There's an interesting parallel between sex and DNA repair. DNA is actually damaged all the time. Many people think that mutations are rare and extraordinary things that hardly ever happen, but it isn't true. Even by the time people have finished listening to me talking, they will not be the same people. They will have undergone lots of changes and mutations; many of which will be very harmful. DNA is a very complicated chemical. To a chemist it seems almost impossible that it can maintain itself. Biology has come up with a very complicated system of repairing this damage with repair enzymes. A lot of this repair takes place when sex happens. Sex involves cutting and splicing DNA into new combinations and a lot of the mutational damage is fixed then. That may well have been how sex began.

There's an interesting spin on that, which is most the damage is actually done by males, because males make small sperm all the time. At each division, there is room for error, so most mutations happen in the male line.
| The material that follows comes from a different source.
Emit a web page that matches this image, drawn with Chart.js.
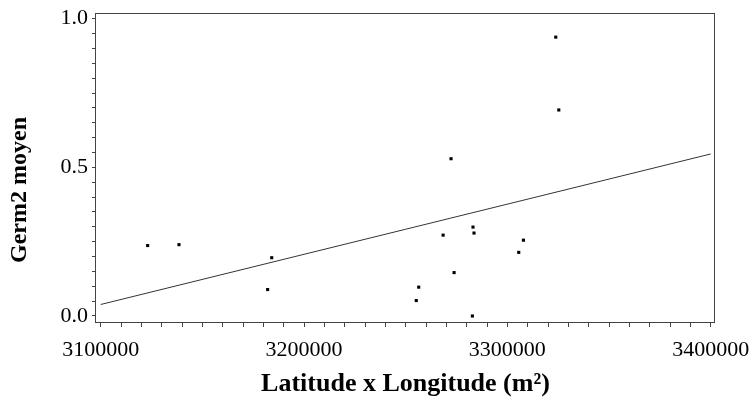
<!DOCTYPE html>
<html><head><meta charset="utf-8">
<script src="https://cdn.jsdelivr.net/npm/chart.js@4.4.1/dist/chart.umd.min.js"></script>
<style>html,body{margin:0;padding:0;background:#fff}#wrap{width:752px;height:400px}</style>
</head><body><div id="wrap"><canvas id="c" width="752" height="400"></canvas></div>
<script>
// ---- data ----
const latLong = [3123100, 3138500, 3184100, 3182100, 3255200, 3256400, 3268400, 3272300,
                 3273800, 3282800, 3283100, 3283600, 3305600, 3307900, 3323800, 3325300];
const germ2   = [0.237, 0.240, 0.196, 0.089, 0.052, 0.097, 0.272, 0.529,
                 0.146, 0.000, 0.299, 0.279, 0.214, 0.255, 0.938, 0.693];
const fitX = [3100000, 3400000];
const fitY = [0.0387, 0.545];
const xMajorTicks = [3100000, 3200000, 3300000, 3400000];
const yMajorTicks = [0.0, 0.5, 1.0];
const xTitle = 'Latitude x Longitude (m²)';
const yTitle = 'Germ2 moyen';

// ---- minor tick lists ----
const xTickList = [];
for (let i = 0; i <= 30; i++) xTickList.push(3100000 + i * 10000);
const yTickList = [];
for (let i = 0; i <= 20; i++) yTickList.push(Math.round(i * 5) / 100);

const tickFont = {family: '"Liberation Serif", "Times New Roman", serif', size: 22};
const titleFont = {family: '"Liberation Serif", "Times New Roman", serif', size: 26, weight: 'bold'};

const framePlugin = {
  id: 'frame',
  afterDraw(chart) {
    const {ctx, chartArea: a} = chart;
    ctx.save();
    ctx.strokeStyle = '#444';
    ctx.lineWidth = 1;
    ctx.strokeRect(Math.round(a.left) - 0.5, Math.round(a.top) + 0.5,
                   Math.round(a.right - a.left), Math.round(a.bottom - a.top));
    // y axis title
    ctx.translate(20, a.bottom - 132);
    ctx.rotate(-Math.PI / 2);
    ctx.fillStyle = '#000';
    ctx.font = 'bold 24px "Liberation Serif", "Times New Roman", serif';
    ctx.textAlign = 'center';
    ctx.textBaseline = 'middle';
    ctx.fillText(yTitle, 0, 0);
    ctx.restore();
  }
};

new Chart(document.getElementById('c'), {
  type: 'scatter',
  data: {
    datasets: [
      {
        label: 'Germ2',
        data: latLong.map((x, i) => ({x: x, y: germ2[i]})),
        pointStyle: 'rect',
        pointRadius: 2.2,
        pointBorderWidth: 0,
        backgroundColor: '#000',
        borderColor: '#000',
        showLine: false
      },
      {
        label: 'fit',
        type: 'line',
        data: fitX.map((x, i) => ({x: x, y: fitY[i]})),
        borderColor: '#333',
        borderWidth: 1,
        pointRadius: 0,
        fill: false
      }
    ]
  },
  options: {
    responsive: false,
    animation: false,
    devicePixelRatio: 1,
    layout: {padding: {top: 13, right: 37, left: 0, bottom: 0}},
    plugins: {legend: {display: false}, tooltip: {enabled: false}},
    scales: {
      x: {
        type: 'linear',
        min: 3097690,
        max: 3402115,
        afterBuildTicks: s => { s.ticks = xTickList.map(v => ({value: v})); },
        afterFit: s => { s.height = 78; s.paddingLeft = 0; s.paddingRight = 0; },
        ticks: {
          autoSkip: false, maxRotation: 0, padding: 10, color: '#000', font: tickFont,
          callback: v => xMajorTicks.includes(v) ? String(v) : ''
        },
        grid: {display: true, drawOnChartArea: false, drawTicks: true, tickLength: 5, color: '#444'},
        border: {display: false},
        title: {display: true, text: xTitle, color: '#000', font: titleFont, padding: {top: 0, bottom: 0}}
      },
      y: {
        type: 'linear',
        min: -0.0202,
        max: 1.0192,
        afterBuildTicks: s => { s.ticks = yTickList.map(v => ({value: v})); },
        afterFit: s => { s.width = 96; s.paddingTop = 0; s.paddingBottom = 0; },
        ticks: {
          autoSkip: false, padding: 4, color: '#000', font: tickFont,
          callback: v => yMajorTicks.some(m => Math.abs(m - v) < 1e-9) ? v.toFixed(1) : ''
        },
        grid: {display: true, drawOnChartArea: false, drawTicks: true, tickLength: 4, color: '#444'},
        border: {display: false}
      }
    }
  },
  plugins: [framePlugin]
});
</script>
</body></html>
Females actually do a lot more DNA repair than males do, so it's the males' fault and the women put it right.

Chris - If we turned the clock back in time, were there males and females then, or was it something that came later?

Steve - I wasn't there at the time and it's fatally easy to speculate about what happened long ago, but it's very clear that you can imagine a universe that is entirely female. Indeed, there are plenty of species today that are entirely female. You can't imagine a universe that was entirely male as it's not one that would last for more than one generation. So I think it's pretty clear that for much of life, males weren't around. Thank god we made it!
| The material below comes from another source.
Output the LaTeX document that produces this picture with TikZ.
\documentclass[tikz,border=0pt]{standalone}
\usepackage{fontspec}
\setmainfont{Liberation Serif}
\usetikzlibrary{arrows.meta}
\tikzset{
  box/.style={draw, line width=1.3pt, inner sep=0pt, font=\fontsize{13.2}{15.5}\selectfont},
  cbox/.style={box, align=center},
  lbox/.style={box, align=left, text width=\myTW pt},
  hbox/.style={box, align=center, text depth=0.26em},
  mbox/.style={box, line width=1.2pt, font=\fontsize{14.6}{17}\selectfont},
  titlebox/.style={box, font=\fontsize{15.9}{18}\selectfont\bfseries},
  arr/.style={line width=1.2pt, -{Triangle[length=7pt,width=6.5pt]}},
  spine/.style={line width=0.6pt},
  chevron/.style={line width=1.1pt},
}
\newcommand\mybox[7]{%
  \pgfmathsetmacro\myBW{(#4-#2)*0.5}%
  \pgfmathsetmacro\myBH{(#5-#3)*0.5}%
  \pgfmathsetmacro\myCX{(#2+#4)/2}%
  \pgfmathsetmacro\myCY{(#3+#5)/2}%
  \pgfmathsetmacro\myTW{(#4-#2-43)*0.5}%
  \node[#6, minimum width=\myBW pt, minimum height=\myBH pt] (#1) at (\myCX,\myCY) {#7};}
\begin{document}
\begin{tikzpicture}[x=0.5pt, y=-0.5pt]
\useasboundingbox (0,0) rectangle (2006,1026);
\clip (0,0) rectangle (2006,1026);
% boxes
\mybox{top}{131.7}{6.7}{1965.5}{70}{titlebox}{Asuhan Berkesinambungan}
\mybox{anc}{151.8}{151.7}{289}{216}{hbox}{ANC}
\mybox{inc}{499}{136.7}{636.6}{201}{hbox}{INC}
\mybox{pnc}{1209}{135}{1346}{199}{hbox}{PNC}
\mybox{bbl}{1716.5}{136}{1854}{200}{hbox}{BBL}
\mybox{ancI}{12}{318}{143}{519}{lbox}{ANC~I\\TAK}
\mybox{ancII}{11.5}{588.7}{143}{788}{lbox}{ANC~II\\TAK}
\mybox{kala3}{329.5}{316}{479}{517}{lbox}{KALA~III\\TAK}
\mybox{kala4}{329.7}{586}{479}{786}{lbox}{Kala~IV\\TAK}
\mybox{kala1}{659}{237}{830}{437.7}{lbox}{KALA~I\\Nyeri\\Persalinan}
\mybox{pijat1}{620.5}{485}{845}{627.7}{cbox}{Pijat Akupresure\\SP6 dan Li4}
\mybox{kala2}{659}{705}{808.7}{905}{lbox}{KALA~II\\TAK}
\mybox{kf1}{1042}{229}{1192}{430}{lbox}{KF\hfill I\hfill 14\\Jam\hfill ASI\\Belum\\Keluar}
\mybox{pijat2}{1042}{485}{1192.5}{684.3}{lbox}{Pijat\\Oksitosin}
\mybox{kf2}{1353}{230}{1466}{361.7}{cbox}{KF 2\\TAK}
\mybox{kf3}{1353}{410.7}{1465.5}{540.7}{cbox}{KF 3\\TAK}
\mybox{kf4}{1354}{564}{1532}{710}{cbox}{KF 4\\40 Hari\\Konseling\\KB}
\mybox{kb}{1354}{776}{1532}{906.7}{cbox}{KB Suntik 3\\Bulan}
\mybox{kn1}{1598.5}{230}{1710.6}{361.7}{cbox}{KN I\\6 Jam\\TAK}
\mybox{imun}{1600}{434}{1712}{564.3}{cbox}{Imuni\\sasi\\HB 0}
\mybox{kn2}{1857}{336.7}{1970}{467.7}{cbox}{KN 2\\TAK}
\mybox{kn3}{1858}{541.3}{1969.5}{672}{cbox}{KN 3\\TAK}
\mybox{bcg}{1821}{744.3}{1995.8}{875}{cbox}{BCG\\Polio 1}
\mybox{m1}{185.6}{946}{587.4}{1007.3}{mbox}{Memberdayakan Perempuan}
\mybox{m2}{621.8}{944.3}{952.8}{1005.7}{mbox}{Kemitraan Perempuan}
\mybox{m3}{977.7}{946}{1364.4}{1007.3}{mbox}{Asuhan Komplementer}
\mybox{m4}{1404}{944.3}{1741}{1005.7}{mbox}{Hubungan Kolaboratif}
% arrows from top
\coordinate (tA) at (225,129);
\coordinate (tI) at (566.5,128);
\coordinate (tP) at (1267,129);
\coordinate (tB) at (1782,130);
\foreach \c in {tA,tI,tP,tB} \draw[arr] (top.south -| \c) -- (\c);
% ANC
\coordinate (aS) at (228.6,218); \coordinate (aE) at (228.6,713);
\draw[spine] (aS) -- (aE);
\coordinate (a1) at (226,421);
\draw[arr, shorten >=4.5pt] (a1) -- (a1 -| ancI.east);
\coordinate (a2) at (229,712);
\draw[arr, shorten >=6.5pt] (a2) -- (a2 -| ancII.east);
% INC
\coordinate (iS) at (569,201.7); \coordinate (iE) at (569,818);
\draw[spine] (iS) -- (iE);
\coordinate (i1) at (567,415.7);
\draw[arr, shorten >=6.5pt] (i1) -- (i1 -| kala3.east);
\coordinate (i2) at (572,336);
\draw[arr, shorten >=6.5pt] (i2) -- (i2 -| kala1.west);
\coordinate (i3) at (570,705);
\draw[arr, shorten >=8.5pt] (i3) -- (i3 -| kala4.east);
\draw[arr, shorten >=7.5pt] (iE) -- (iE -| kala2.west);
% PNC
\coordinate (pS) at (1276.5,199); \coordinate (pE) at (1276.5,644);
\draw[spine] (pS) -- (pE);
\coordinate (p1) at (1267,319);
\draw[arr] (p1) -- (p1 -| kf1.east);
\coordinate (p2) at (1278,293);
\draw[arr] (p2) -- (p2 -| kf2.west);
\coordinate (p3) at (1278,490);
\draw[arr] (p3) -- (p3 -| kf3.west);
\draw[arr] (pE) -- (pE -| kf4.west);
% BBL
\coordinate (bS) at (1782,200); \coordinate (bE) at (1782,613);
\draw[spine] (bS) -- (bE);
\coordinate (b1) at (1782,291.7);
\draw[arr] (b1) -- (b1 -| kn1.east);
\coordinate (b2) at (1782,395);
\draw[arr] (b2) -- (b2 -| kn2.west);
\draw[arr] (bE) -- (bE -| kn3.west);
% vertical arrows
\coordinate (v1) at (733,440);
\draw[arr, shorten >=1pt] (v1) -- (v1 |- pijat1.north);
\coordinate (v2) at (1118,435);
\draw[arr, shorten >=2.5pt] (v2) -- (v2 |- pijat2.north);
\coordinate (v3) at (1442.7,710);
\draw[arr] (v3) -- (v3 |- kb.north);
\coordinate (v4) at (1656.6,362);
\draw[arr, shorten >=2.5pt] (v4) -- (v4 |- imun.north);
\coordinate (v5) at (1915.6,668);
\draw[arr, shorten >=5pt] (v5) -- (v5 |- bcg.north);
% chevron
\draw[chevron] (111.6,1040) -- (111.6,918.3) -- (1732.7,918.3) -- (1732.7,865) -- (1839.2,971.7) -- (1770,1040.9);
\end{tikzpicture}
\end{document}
Chris - But you don't think we'll hang around?

Steve - The way we're made could change, but once we're here, we're embarrassingly hard to get rid of. There are plenty of creatures out there, especially in the plant world, which historically had two sexes and have gone on to only having one. What's interesting is that in nearly all cases, those lineages without males are at the tips of the branches of the evolutionary tree. Once you give up males, you lose your ability to adapt and evolve quickly. Maybe our job in life is to help females to evolve.